Deftly handled and nuanced character study of a miner's son who has set himself a goal of becoming an author and escaping the life of a coal miner, the pit and omnipresent slagheap. Life in a mining village in 60's Britain is pretty grim and Barstow's cast of characters are imbued with emotional vigor despite the challenges that life presents.
Wilf Cotton's dedication to his nascent novel is only thrown somewhat for a loop due to his love interests, one his landlady, an older women who provides for his comfort in more ways than one and a young women, Marguerite who is escaping her traumatic childhood and a recently broken relationship.
Wilf also has to deal with a brother who has recently come into some conflict with a Union Boss after being caught with his wife in a compromising position.
Exceptionally well written, this was a 4 star novel for me until Barstow spent a page complaining about plain women and how they could just make themselves more attractive with some judiciously applied makeup. Stan you were doing so well up to this point!
A little disappointing after the stellar A Kind of Loving, although I enjoyed the latter so much it would be hard for any book to top it for me.
Wilf Cotton was a less engaging character than Vic Brown who had the perfect cheeky chappy vibe. Wilf was more grown up and morose which wasn't as fun to read, though the life of a struggling author seemed authentically described.

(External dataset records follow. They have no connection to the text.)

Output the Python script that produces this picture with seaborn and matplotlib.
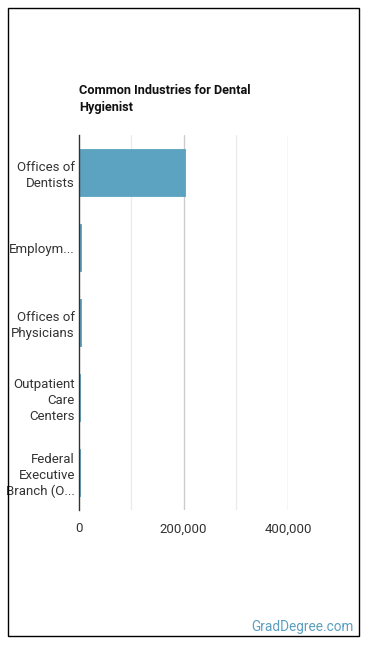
import matplotlib
matplotlib.use("Agg")
import matplotlib.pyplot as plt
import seaborn as sns
import pandas as pd
from matplotlib.patches import Rectangle
from matplotlib.ticker import FuncFormatter

categories = ["Offices of\nDentists", "Employm...", "Offices of\nPhysicians",
              "Outpatient\nCare\nCenters", "Federal\nExecutive\nBranch (O..."]
values = [203000, 4500, 3000, 2000, 1800]
xticks = [0, 200000, 400000]
title = "Common Industries for Dental\nHygienist"

sns.set_theme(style="white")
plt.rcParams["font.family"] = ["Roboto", "DejaVu Sans"]

df = pd.DataFrame({"industry": categories, "count": values})

fig = plt.figure(figsize=(3.7, 6.48), dpi=100)
ax = fig.add_axes([79/370, 1-510/648, (288-79)/370, (510-135)/648])

# gridlines
for v in [100000, 300000]:
    ax.axvline(v, color="#ebebeb", lw=1, zorder=0)
for v in [200000, 400000]:
    ax.axvline(v, color="#cccccc", lw=1, zorder=0)

sns.barplot(data=df, x="count", y="industry", color="#5ba3c1", saturation=1,
            width=0.63, ax=ax, zorder=2, edgecolor="#5ba3c1", linewidth=0.6)

ax.set_xlim(0, 400000)
ax.set_ylim(4.5, -0.5)
ax.set_xticks(xticks)
ax.xaxis.set_major_formatter(FuncFormatter(lambda v, p: f"{int(v):,}"))
ax.set_xlabel("")
ax.set_ylabel("")
for s in ["top", "right", "bottom"]:
    ax.spines[s].set_visible(False)
ax.spines["left"].set_color("#333333")
ax.spines["left"].set_linewidth(1)
ax.spines["left"].set_zorder(3)
ax.tick_params(axis="both", length=0, labelsize=9.5, colors="#333333")
ax.tick_params(axis="x", pad=9)
ax.tick_params(axis="y", pad=3)
for lab in ax.get_yticklabels():
    lab.set_horizontalalignment("right")
    lab.set_multialignment("right")
    lab.set_linespacing(1.3)

fig.text(79/370, 1-84/648, title, ha="left", va="top", fontsize=9.2,
         fontweight="bold", color="#111111", linespacing=1.35)
fig.text(354/370, 1-631/648, "GradDegree.com", ha="right", va="baseline",
         fontsize=9.8, color="#5b9fc0")

fig.patches.append(Rectangle((8/370, 1-636/648), (359-8)/370, (636-8)/648,
                             transform=fig.transFigure, fill=False,
                             edgecolor="black", lw=1))

fig.savefig("out.png", dpi=100)
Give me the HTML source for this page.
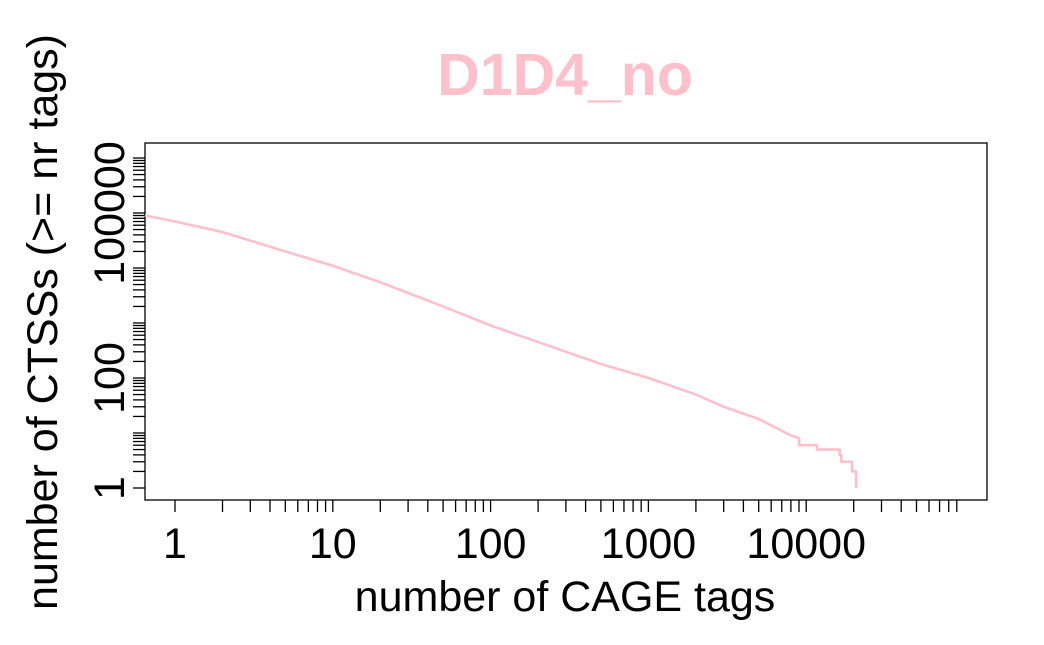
<!DOCTYPE html>
<html><head><meta charset="utf-8"><style>
html,body{margin:0;padding:0;background:#fff;}
svg{display:block;font-family:"Liberation Sans",Arial,sans-serif;}
</style></head><body>
<svg id="chart" width="1044" height="645" viewBox="0 0 1044 645" xmlns="http://www.w3.org/2000/svg">
<text x="565" y="95" text-anchor="middle" font-size="59" font-weight="bold" fill="#FFC0CB">D1D4_no</text>
<text x="565" y="611" text-anchor="middle" font-size="43" fill="#000">number of CAGE tags</text>
<text transform="translate(57,322) rotate(-90)" text-anchor="middle" font-size="43" fill="#000">number of CTSSs (&gt;= nr tags)</text>
<rect x="145" y="143" width="842" height="357" fill="none" stroke="#000" stroke-width="1.3"/>
<g id="xaxis"></g>
<g id="yaxis"></g>
<g id="series"></g>
</svg>
<script>
const xTickLabels = ["1","10","100","1000","10000"];
const yTickLabels = ["1","100","100000"];
const tagCounts = [0.62,1,2,5,10,20,50,100,200,500,1000,2000,3000,5000,8000,9030,9030,11700,11700,16300,16300,16700,16700,19500,19500,20700,20700];
const ctssCounts = [90000,70000,45000,20000,11000,5500,2000,900,450,180,100,50,30,18,9,8,6,6,5,5,4,4,3,3,2,2,1];

const NS="http://www.w3.org/2000/svg";
const X0=175, XD=157.8, Y0=488, YD=55;
function sx(v){return X0+Math.log10(v)*XD;}
function sy(v){return Y0-Math.log10(v)*YD;}
function mk(tag,attrs,parent){const e=document.createElementNS(NS,tag);for(const k in attrs)e.setAttribute(k,attrs[k]);parent.appendChild(e);return e;}

const xa=document.getElementById('xaxis');
for(let d=0;d<5;d++){for(let m=1;m<=9;m++){const v=m*Math.pow(10,d);const x=sx(v);
 const t=mk('line',{x1:x,x2:x,y1:500,y2:512,stroke:'#000','stroke-width':1.3},xa);
 
 }}
xTickLabels.forEach(l=>{const t=mk('text',{x:sx(+l),y:558,'text-anchor':'middle','font-size':43},xa);t.textContent=l;
 
 });

const ya=document.getElementById('yaxis');
for(let d=0;d<=6;d++){for(let m=1;m<=(d===6?1:9);m++){const v=m*Math.pow(10,d);const y=sy(v);
 const t=mk('line',{x1:133,x2:145,y1:y,y2:y,stroke:'#000','stroke-width':1.3},ya);
 
 }}
yTickLabels.forEach(l=>{const y=sy(+l);const t=mk('text',{transform:`translate(124,${y}) rotate(-90)`,'text-anchor':'middle','font-size':43},ya);t.textContent=l;
 
 });

const sg=document.getElementById('series');
let pts=tagCounts.map((v,i)=>[Math.max(145,sx(v)),sy(ctssCounts[i])]);
const p=mk('polyline',{points:pts.map(q=>q.join(',')).join(' '),fill:'none',stroke:'#FFC0CB','stroke-width':2.6,'stroke-linejoin':'round'},sg);


</script>
</body></html>
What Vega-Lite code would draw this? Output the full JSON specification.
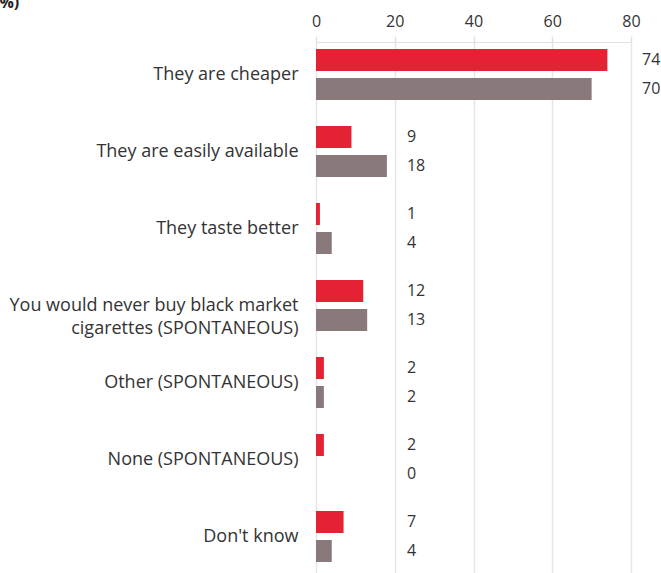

From the blurb I was expecting more of a love triangle, but the women didn't really overlap. I liked how some of the book was written directly about Marguerite, however, as her story was interesting, perhaps even more than Wilf's.
I still enjoyed the writing style and setting, and there were some flashes of brilliance in the plot, but I didn't find this the most memorable read.
I very strongly suspect the basis of my reading enjoyment, expectations and appreciation stemmed quite considerably from the reading I did in the 1960s. This (following in from 'A kind of loving' which was one of last year's Top Ten first-time reads) was such unadulterated joy that I am going to have to seek out everything else Stan Barstow has written.